If you can find a 3060 12GB for a slightly higher price, it would be better value, as it offers higher performance.

AMD has pretty cheap models with 16GB vram but unfortunately, due to AI stuff running on CUDA, getting them to work can be trouble.

If you really knows your stuff, perhaps you could get your hands on some second hand Teslas(Like P40? Did not look too deep into them) which can has low performance but a lot of VRAM. But you'll need to put together some sort of custom cooling solution as they are server cards which is designed to have air forced through them. Also getting them to work can be tricky, like AMD cards.

If you don't care about the resolution, just wanted to mess around and don't want to use online solutions(plenty of them on google colab), you can get it to work with as little as 6GB vram.

WoofWoof91 [comrade/them] · edit-2 2 years ago

i'm running it on an aftermarket 1060 6gb
it's the worst card that still gives acceptable generation times, it is pretty slow though
rest of the rig is an old i5-2500K and 16gb of ddr3
takes ~2 minutes to generate a batch of 3 512x512 images at ~40-50 steps, depending on which sampling method i use
then another ~30 seconds to run the best one through the upscaler

RION [she/her] · 2 years ago

As AlyxMS said 2060 is probably going to be your best bet for price/performance, but you could even go as low as 6-8gb VRAM and get decent results if you're using one of the super-efficient versions.
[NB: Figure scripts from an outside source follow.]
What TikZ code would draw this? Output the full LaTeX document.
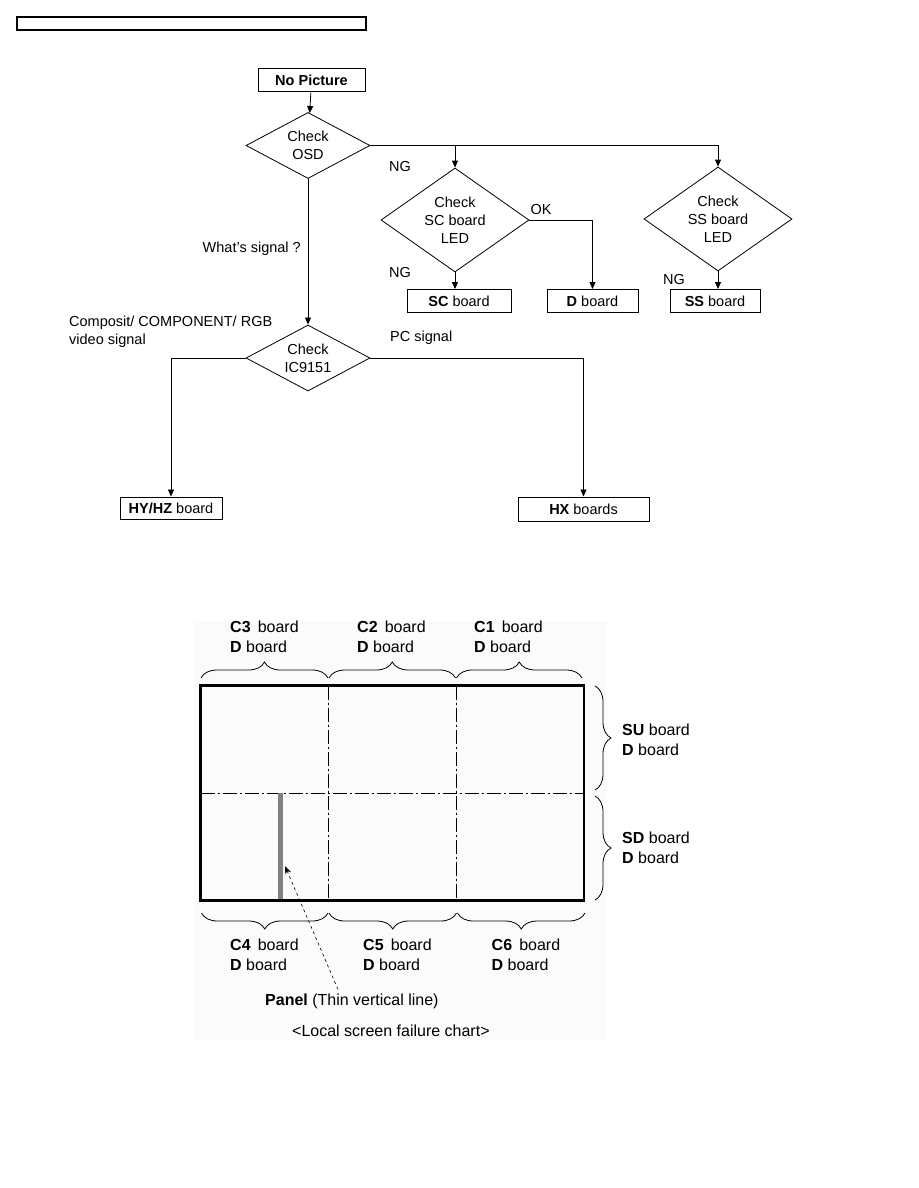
\documentclass[tikz,border=0pt]{standalone}
\usepackage{fontspec}
\setmainfont{Liberation Sans}
\usetikzlibrary{shapes.geometric,decorations.pathreplacing,arrows.meta}

\begin{document}
\begin{tikzpicture}[x=1pt,y=-1pt,
  box/.style={draw,line width=1pt,minimum height=23pt,inner sep=0pt,font=\fontsize{14.5}{18}\selectfont},
  check/.style={draw,diamond,line width=0.8pt,inner sep=0pt,align=center,font=\fontsize{14.5}{18}\selectfont},
  arr/.style={line width=0.8pt,-{Triangle[length=7pt,width=6pt]}},
  lbl/.style={inner sep=0pt,font=\fontsize{14.5}{18}\selectfont},
  part/.style={inner sep=0pt,align=left,anchor=west,font=\fontsize{16}{20}\selectfont},
  brace/.style={decorate,line width=0.8pt,decoration={brace,amplitude=16pt}},
  split/.style={line width=0.6pt,dash pattern=on 14pt off 3pt on 2pt off 3pt}]

\useasboundingbox (0,0) rectangle (918,1188);

\node[draw,line width=1.2pt,minimum width=349pt,minimum height=13pt,inner sep=0pt] (hdr) at (191.5,23.5) {};

\node[box,minimum width=107pt] (nopic) at (311.5,80.5) {\textbf{No Picture}};
\node[check,aspect=1.88,minimum width=124pt,minimum height=66pt] (osd) at (308,145.5) {Check\\OSD};
\node[check,aspect=1.42,minimum width=148pt,minimum height=104pt] (sc) at (455,220) {Check\\SC board\\LED};
\node[check,aspect=1.42,minimum width=148pt,minimum height=104pt] (ss) at (718,219) {Check\\SS board\\LED};
\node[box,minimum width=104pt] (scb) at (459,301) {\textbf{SC} board};
\node[box,minimum width=91pt] (db) at (592.5,301) {\textbf{D} board};
\node[box,minimum width=90pt] (ssb) at (715,301) {\textbf{SS} board};
\node[check,aspect=1.88,minimum width=124pt,minimum height=66pt] (ic) at (308,358) {Check\\IC9151};
\node[box,minimum width=102pt,minimum height=22pt] (hyhz) at (171,508) {\textbf{HY/HZ} board};
\node[box,minimum width=131pt,minimum height=24pt] (hx) at (583.5,509) {\textbf{HX} boards};

\node[lbl] (ng1) at (400,167) {NG};
\node[lbl] (ok) at (541,210) {OK};
\node[lbl] (ng2) at (400,273) {NG};
\node[lbl] (ng3) at (674,280) {NG};
\node[lbl,anchor=east] (what) at (301,249) {What's signal ?};
\node[lbl,anchor=west,align=left] (video) at (69,331.5) {Composit/ COMPONENT/ RGB\\video signal};
\node[lbl,anchor=west] (pc) at (390,338) {PC signal};

\draw[arr] (nopic) -- (osd);
\draw[arr] (osd.east) -| (ss.north);
\draw[arr] (sc.north |- osd.east) -- (sc.north);
\draw[arr] (sc) -- (sc.south |- scb.north);
\draw[arr] (sc.east) -| (db.north);
\draw[arr] (ss) -- (ss.south |- ssb.north);
\draw[arr] (osd) -- (ic);
\draw[arr] (ic.west) -| (hyhz.north);
\draw[arr] (ic.east) -| (hx.north);

\fill[black!1.5] (195,622) rectangle (607,1040);
\draw[split] (328,685.5) -- (328,900.5);
\draw[split] (456.5,685.5) -- (456.5,900.5);
\draw[split] (200.5,793) -- (584,793);
\draw[black!50,line width=5pt] (280,793) -- (280,899);
\draw[line width=2.4pt] (200.5,685.5) rectangle (584,900.5);

\draw[brace] (201,678) -- (328,678);
\draw[brace] (329,678) -- (455.5,678);
\draw[brace] (456.5,678) -- (582,678);
\draw[brace] (595,686) -- (595,790);
\draw[brace] (595,796) -- (595,900);
\draw[brace] (328,913) -- (201.5,913);
\draw[brace] (456.5,913) -- (329,913);
\draw[brace] (585,913) -- (457.5,913);

\node[part] (c3) at (230,637) {\textbf{C3}\, board\\\textbf{D} board};
\node[part] (c2) at (357,637) {\textbf{C2}\, board\\\textbf{D} board};
\node[part] (c1) at (474,637) {\textbf{C1}\, board\\\textbf{D} board};
\node[part] (su) at (622,740) {\textbf{SU} board\\\textbf{D} board};
\node[part] (sd) at (622,847.5) {\textbf{SD} board\\\textbf{D} board};
\node[part] (c4) at (230,954.5) {\textbf{C4}\, board\\\textbf{D} board};
\node[part] (c5) at (363,954.5) {\textbf{C5}\, board\\\textbf{D} board};
\node[part] (c6) at (491.5,954.5) {\textbf{C6}\, board\\\textbf{D} board};
\node[part] (panel) at (265,1001) {\textbf{Panel} (Thin vertical line)};
\node[part] (chart) at (292,1031) {<Local screen failure chart>};

\coordinate (tip) at (285,866);
\draw[line width=0.6pt,dashed,-{Stealth[length=8pt,width=6pt]}] ([xshift=73pt,yshift=4pt]panel.north west) -- (tip);

\end{tikzpicture}
\end{document}
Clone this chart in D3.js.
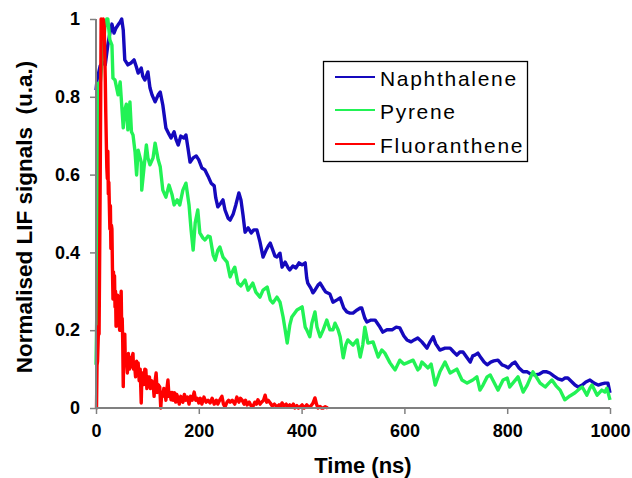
<!DOCTYPE html>
<html>
<head>
<meta charset="utf-8">
<script src="https://cdn.jsdelivr.net/npm/d3@7"></script>
<style>
  html, body { margin: 0; padding: 0; background: #ffffff; }
  svg { display: block; }
</style>
</head>
<body>
<svg id="chart" width="632" height="478"></svg>
<script>
// ---- Data (time in ns, normalised LIF signal in u.a.) ----
const seriesNames = ["Naphthalene", "Pyrene", "Fluoranthene"];
const xTicks = [0, 200, 400, 600, 800, 1000];
const yTicks = [0, 0.2, 0.4, 0.6, 0.8, 1];

const naphthalene = [
  [0,0.817],[2,0.843],[8,0.879],[14,0.889],[18,0.882],[23,0.933],[27,0.964],[31,0.987],[35,0.964],[39,0.977],
  [43,0.985],[47,0.992],[50,1.0],[53,0.972],[56,0.895],[62,0.882],[68,0.887],[74,0.895],[78,0.879],[82,0.861],
  [88,0.874],[91,0.853],[95,0.843],[101,0.864],[105,0.823],[109,0.805],[115,0.787],[121,0.805],[125,0.812],[130,0.779],
  [136,0.720],[142,0.704],[146,0.694],[152,0.710],[156,0.689],[160,0.676],[165,0.699],[171,0.694],[175,0.702],[179,0.668],
  [183,0.632],[189,0.643],[195,0.648],[200,0.638],[206,0.617],[212,0.612],[218,0.596],[224,0.578],[230,0.571],[233,0.540],
  [237,0.517],[243,0.527],[247,0.535],[251,0.509],[257,0.488],[261,0.483],[267,0.499],[272,0.522],[278,0.553],[282,0.535],
  [286,0.496],[290,0.452],[296,0.463],[302,0.450],[307,0.458],[313,0.458],[319,0.427],[325,0.388],[331,0.406],[335,0.416],
  [339,0.424],[344,0.406],[348,0.391],[352,0.388],[358,0.398],[362,0.362],[368,0.375],[374,0.360],[377,0.355],[383,0.365],
  [389,0.360],[395,0.373],[401,0.368],[407,0.373],[410,0.334],[412,0.321],[418,0.308],[422,0.296],[426,0.303],[432,0.316],
  [436,0.321],[442,0.308],[447,0.298],[455,0.293],[461,0.272],[469,0.278],[475,0.283],[482,0.257],[488,0.247],[494,0.244],
  [500,0.244],[508,0.252],[514,0.257],[517,0.257],[523,0.231],[527,0.221],[535,0.226],[543,0.226],[551,0.211],[558,0.195],
  [566,0.201],[576,0.201],[584,0.208],[591,0.206],[599,0.185],[605,0.175],[613,0.170],[619,0.175],[626,0.180],[634,0.170],
  [644,0.154],[650,0.170],[656,0.183],[661,0.165],[669,0.149],[679,0.154],[689,0.154],[696,0.144],[702,0.136],[708,0.144],
  [714,0.144],[722,0.129],[728,0.118],[733,0.134],[737,0.136],[743,0.141],[749,0.129],[755,0.118],[761,0.111],[768,0.118],
  [774,0.121],[782,0.123],[790,0.111],[796,0.108],[802,0.103],[809,0.113],[815,0.118],[823,0.103],[831,0.093],[839,0.093],
  [846,0.087],[854,0.085],[862,0.087],[870,0.093],[877,0.093],[883,0.090],[891,0.082],[899,0.075],[907,0.072],[912,0.077],
  [918,0.077],[926,0.067],[932,0.059],[938,0.054],[946,0.059],[953,0.067],[961,0.072],[969,0.064],[977,0.059],[984,0.062],
  [990,0.064],[996,0.064],[1000,0.039]
];

const pyrene = [
  [0,0.111],[2,0.278],[4,0.835],[8,0.830],[14,0.933],[18,0.985],[21,1.0],[23,1.0],[27,0.946],[31,0.933],
  [33,0.848],[37,0.843],[43,0.805],[47,0.838],[50,0.779],[53,0.720],[56,0.766],[59,0.781],[62,0.715],[66,0.787],
  [69,0.710],[72,0.702],[76,0.658],[79,0.599],[82,0.663],[88,0.632],[89,0.560],[93,0.612],[98,0.676],[101,0.643],
  [105,0.625],[111,0.643],[115,0.681],[121,0.638],[125,0.620],[130,0.560],[136,0.542],[142,0.573],[148,0.548],[152,0.522],
  [158,0.535],[163,0.522],[169,0.560],[175,0.578],[181,0.522],[185,0.458],[189,0.406],[193,0.476],[198,0.509],[202,0.450],
  [208,0.437],[212,0.432],[218,0.442],[222,0.440],[228,0.393],[232,0.380],[237,0.406],[241,0.414],[247,0.388],[255,0.375],
  [261,0.337],[267,0.355],[270,0.362],[276,0.321],[282,0.314],[290,0.329],[296,0.303],[305,0.321],[311,0.298],[319,0.285],
  [325,0.303],[333,0.311],[339,0.278],[344,0.270],[352,0.285],[358,0.272],[364,0.234],[368,0.201],[372,0.167],[377,0.213],
  [381,0.234],[391,0.252],[401,0.260],[407,0.208],[410,0.201],[416,0.183],[420,0.218],[426,0.247],[430,0.208],[436,0.183],
  [442,0.201],[449,0.226],[455,0.201],[461,0.201],[465,0.218],[471,0.201],[475,0.183],[481,0.129],[486,0.162],[490,0.175],
  [500,0.162],[508,0.175],[514,0.131],[519,0.162],[523,0.208],[529,0.167],[539,0.170],[549,0.131],[556,0.149],[562,0.141],
  [572,0.116],[578,0.105],[582,0.098],[591,0.123],[599,0.113],[605,0.116],[617,0.123],[626,0.098],[630,0.103],[634,0.118],
  [646,0.103],[652,0.113],[660,0.059],[669,0.093],[679,0.118],[689,0.090],[702,0.100],[712,0.072],[722,0.064],[733,0.072],
  [741,0.080],[747,0.046],[753,0.059],[761,0.080],[767,0.085],[774,0.067],[782,0.046],[792,0.072],[800,0.077],[805,0.054],
  [813,0.067],[821,0.080],[831,0.041],[839,0.059],[850,0.093],[858,0.077],[864,0.064],[874,0.054],[881,0.064],[887,0.072],
  [895,0.057],[903,0.046],[912,0.021],[922,0.031],[932,0.039],[942,0.051],[946,0.054],[955,0.033],[961,0.051],[965,0.059],
  [975,0.033],[984,0.046],[990,0.041],[994,0.051],[1000,0.021]
];

const fluoranthene = [
  [0,0.0],[1,0.0],[2,0.11],[3,0.12],[5,0.21],[6,0.19],[8,0.55],[10,1.0],[12,0.95],[14,1.0],
  [16,0.98],[18,0.85],[19,0.76],[21,0.62],[22,0.59],[23,0.66],[24,0.55],[25,0.58],[27,0.46],[28,0.52],
  [29,0.41],[30,0.47],[31,0.46],[32,0.36],[33,0.28],[34,0.35],[35,0.30],[36,0.34],[37,0.26],[38,0.30],
  [39,0.21],[40,0.27],[41,0.22],[42,0.29],[44,0.21],[45,0.26],[46,0.20],[47,0.24],[49,0.30],[50,0.20],
  [51,0.23],[52,0.17],[53,0.055],[54,0.14],[56,0.19],[57,0.12],[59,0.13],[61,0.09],[63,0.14],[65,0.10],
  [66,0.13],[68,0.105],[70,0.13],[72,0.14],[73,0.10],[75,0.11],[77,0.08],[79,0.12],[80,0.09],[82,0.116],
  [84,0.07],[86,0.10],[88,0.013],[89,0.07],[91,0.09],[93,0.06],[95,0.10],[97,0.098],[99,0.05],[101,0.08],
  [104,0.08],[106,0.05],[108,0.07],[111,0.064],[113,0.03],[115,0.07],[117,0.09],[119,0.04],[121,0.06],[124,0.054],
  [126,0.0],[128,0.04],[130,0.03],[132,0.05],[134,0.046],[136,0.02],[138,0.05],[140,0.072],[142,0.03],[144,0.04],
  [146,0.021],[148,0.04],[150,0.02],[153,0.039],[155,0.015],[157,0.035],[159,0.028],[162,0.01],[165,0.03],[167,0.02],
  [169,0.015],[172,0.035],[175,0.02],[178,0.028],[181,0.01],[184,0.03],[187,0.02],[191,0.041],[194,0.02],[197,0.025],
  [200,0.013],[203,0.025],[206,0.01],[210,0.028],[214,0.015],[218,0.02],[222,0.013],[226,0.025],[230,0.01],[234,0.02],
  [237,0.01],[241,0.021],[245,0.03],[248,0.01],[251,0.003],[255,0.015],[258,0.02],[261,0.015],[265,0.02],[270,0.01],
  [274,0.028],[278,0.015],[281,0.025],[284,0.021],[288,0.01],[291,0.02],[294,0.008],[298,0.015],[302,0.005],[305,0.003],
  [309,0.015],[312,0.01],[315,0.021],[319,0.01],[322,0.015],[326,0.02],[329,0.033],[332,0.015],[335,0.02],[339,0.013],
  [343,0.005],[347,0.01],[352,0.003],[356,0.008],[359,0.002],[362,0.013],[366,0.005],[370,0.01],[374,0.002],[377,0.008],
  [381,0.003],[384,0.01],[387,0.0],[391,0.006],[394,0.0],[397,0.003],[401,0.008],[405,0.0],[410,0.008],[414,0.002],
  [418,0.005],[422,0.012],[426,0.026],[429,0.01],[432,0.0],[436,0.004],[439,0.0],[442,0.0],[446,0.003],[451,0.0]
];

const seriesData = [naphthalene, pyrene, fluoranthene];
const seriesColors = ["#1509bd", "#22f255", "#ff0000"];

// ---- Layout ----
const svg = d3.select("#chart");
const plot = { left: 96, right: 610, top: 19, bottom: 408 };

const x = d3.scaleLinear().domain([0, 1000]).range([plot.left, plot.right]);
const y = d3.scaleLinear().domain([0, 1]).range([plot.bottom, plot.top]);

const fontBold = "'Liberation Sans', Arial, sans-serif";

// Lines
const line = d3.line().x(d => x(d[0])).y(d => y(d[1]));
seriesData.forEach((data, i) => {
  svg.append("path")
    .datum(data)
    .attr("fill", "none")
    .attr("stroke", seriesColors[i])
    .attr("stroke-width", 3.4)
    .attr("stroke-linejoin", "round")
    .attr("d", line);
});

// Axes
const axisColor = "#808080";
const yAxis = svg.append("g")
  .attr("transform", `translate(${plot.left},0)`)
  .call(d3.axisLeft(y).tickValues(yTicks).tickFormat(d3.format("~g")).tickSize(6).tickPadding(10));
const xAxis = svg.append("g")
  .attr("transform", `translate(0,${plot.bottom})`)
  .call(d3.axisBottom(x).tickValues(xTicks).tickFormat(d3.format("d")).tickSize(6).tickPadding(10));

[yAxis, xAxis].forEach(g => {
  g.select(".domain").attr("stroke", axisColor).attr("stroke-width", 2);
  g.selectAll(".tick line").attr("stroke", axisColor).attr("stroke-width", 1.5);
  g.selectAll(".tick text")
    .attr("fill", "#000")
    .style("font-family", fontBold)
    .style("font-weight", "bold")
    .style("font-size", "18px");
});
yAxis.select(".domain").attr("d", `M0,${plot.top}V${plot.bottom}`);
xAxis.select(".domain").attr("d", `M${plot.left},0H${plot.right}`);

// Axis titles
svg.append("text")
  .attr("x", 363).attr("y", 473)
  .attr("text-anchor", "middle")
  .style("font-family", fontBold).style("font-weight", "bold").style("font-size", "22px")
  .text("Time (ns)");

svg.append("text")
  .attr("transform", "translate(32,217) rotate(-90)")
  .attr("text-anchor", "middle")
  .attr("xml:space", "preserve")
  .style("white-space", "pre")
  .style("font-family", fontBold).style("font-weight", "bold").style("font-size", "22.5px")
  .text("Normalised LIF signals  (u.a.)");

// Legend
const legend = svg.append("g");
legend.append("rect")
  .attr("x", 323.5).attr("y", 61.5).attr("width", 204).attr("height", 100)
  .attr("fill", "#fff").attr("stroke", "#000").attr("stroke-width", 1.3);
const legendY = [77, 110, 144];
seriesNames.forEach((name, i) => {
  legend.append("line")
    .attr("x1", 335).attr("x2", 375)
    .attr("y1", legendY[i]).attr("y2", legendY[i])
    .attr("stroke", seriesColors[i]).attr("stroke-width", 2.2);
  legend.append("text")
    .attr("x", 380).attr("y", legendY[i] + 8.5)
    .style("font-family", "'Liberation Sans', Arial, sans-serif")
    .style("font-size", "21px")
    .style("letter-spacing", "1.7px")
    .attr("fill", "#000")
    .text(name);
});
</script>
</body>
</html>
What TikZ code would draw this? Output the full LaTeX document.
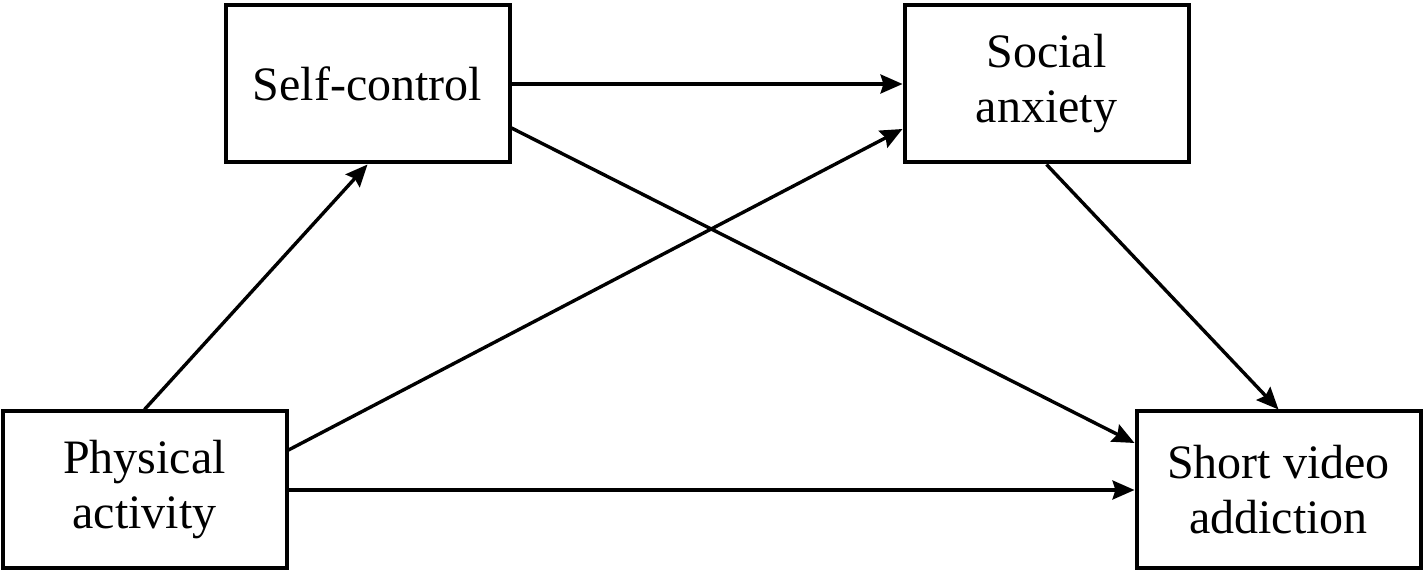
\documentclass[tikz,border=0pt]{standalone}
\usepackage{fontspec}
\setmainfont{Liberation Serif}
\usetikzlibrary{arrows.meta}
\tikzset{
  box/.style={draw, line width=2pt, minimum width=142pt, minimum height=78.5pt, align=center, inner sep=0pt,
    font=\fontsize{24}{27.5}\selectfont},
  arr/.style={line width=1.7pt, -{Stealth[length=11pt,width=9.5pt,inset=1.5pt]}}
}
\begin{document}
\begin{tikzpicture}[x=0.5pt,y=-0.5pt]
\useasboundingbox (0,0) rectangle (1425,571);
\node[box] (sc) at (367.5,84) {Self-control};
\node[box] (sa) at (1046.5,84) {Social\\anxiety};
\node[box] (pa) at (144.5,490) {Physical\\activity};
\node[box] (sva) at (1278.5,490) {Short video\\addiction};
\draw[arr] (pa.north) -- (sc.south);
\draw[arr] ([yshift=20pt]pa.east) -- ([yshift=-22.5pt]sa.west);
\draw[arr] (pa.east) -- (sva.west);
\draw[arr] (sc.east) -- (sa.west);
\draw[arr] ([yshift=-22pt]sc.east) -- ([yshift=23.5pt]sva.west);
\draw[arr] (sa.south) -- (sva.north);
\end{tikzpicture}
\end{document}
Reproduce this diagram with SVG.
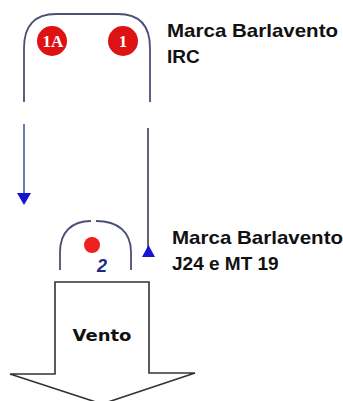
<svg xmlns="http://www.w3.org/2000/svg" width="343" height="401" viewBox="0 0 343 401">
<style>
.path{fill:none;stroke:#4b5075;stroke-width:1.8}
.lbl{font-family:"Liberation Sans",Arial,sans-serif;font-weight:bold;font-size:19px;fill:#111}
.mk{font-family:"Liberation Serif","Times New Roman",serif;font-weight:bold;font-size:17px;fill:#fff}
.buoy{fill:#de1212}
</style>
<rect width="343" height="401" fill="#fff"/>
<g id="course-irc">
<path class="path" d="M24,102 V48 Q24,14 56,14 H118 Q150,14 150,48 V102"/>
</g>
<g id="mark-1A">
<circle class="buoy" cx="52" cy="41" r="15"/>
<text class="mk" x="53" y="47" text-anchor="middle">1A</text>
</g>
<g id="mark-1">
<circle class="buoy" cx="123" cy="41" r="15"/>
<text class="mk" x="123" y="47" text-anchor="middle">1</text>
</g>
<g id="label-irc">
<text class="lbl" x="167" y="37" textLength="171" lengthAdjust="spacingAndGlyphs">Marca Barlavento</text>
<text class="lbl" x="167" y="63">IRC</text>
</g>
<g id="course-j24">
<path class="path" d="M60,270 V252 C60,232 72,221 91,221"/>
<path class="path" d="M96,221 C118,221 131,232 131,252 V270"/>
</g>
<g id="mark-2">
<circle cx="92" cy="245" r="8" fill="#ee2020"/>
<text x="102" y="272" text-anchor="middle" style="font-family:'Liberation Sans',Arial,sans-serif;font-weight:bold;font-style:italic;font-size:18px;fill:#1a2a85">2</text>
</g>
<g id="label-j24">
<text class="lbl" x="172" y="244" textLength="171" lengthAdjust="spacingAndGlyphs">Marca Barlavento</text>
<text class="lbl" x="172" y="270">J24 e MT 19</text>
</g>
<g id="connectors">
<line x1="24" y1="124" x2="24" y2="195" stroke="#6f7aa8" stroke-width="2"/>
<polygon points="17,193 31,193 24,205" fill="#1414d2"/>
<line x1="148" y1="128" x2="148" y2="250" stroke="#4b5075" stroke-width="1.8"/>
<polygon points="142,257 155,257 148.5,245" fill="#1414d2"/>
</g>
<g id="wind">
<polygon points="55,282 149,282 149,373 195,373 102,404 10,374 55,374" fill="#fff" stroke="#333" stroke-width="1.6" stroke-linejoin="miter"/>
<text x="102" y="341" text-anchor="middle" textLength="59" lengthAdjust="spacingAndGlyphs" style="font-family:'DejaVu Sans',Verdana,sans-serif;font-weight:bold;font-size:15px;fill:#111">Vento</text>
</g>
</svg>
Just don't get a 1600 series card. For whatever reason they don't work with half precision optimization so you're severely limited in what you can do

opsecisgay [they/them] · 2 years ago

Thank you so much for your responses everyone! I read all your comments and I'm going for the cheapest 12gb card I can find and I will see how well it can do over an ancient PCI 2.0 interface lol

Apparently I'm going to lose half the performance of the card in gaming because of this bottleneck lmao but hopefully it won't affect stable diffusion too much!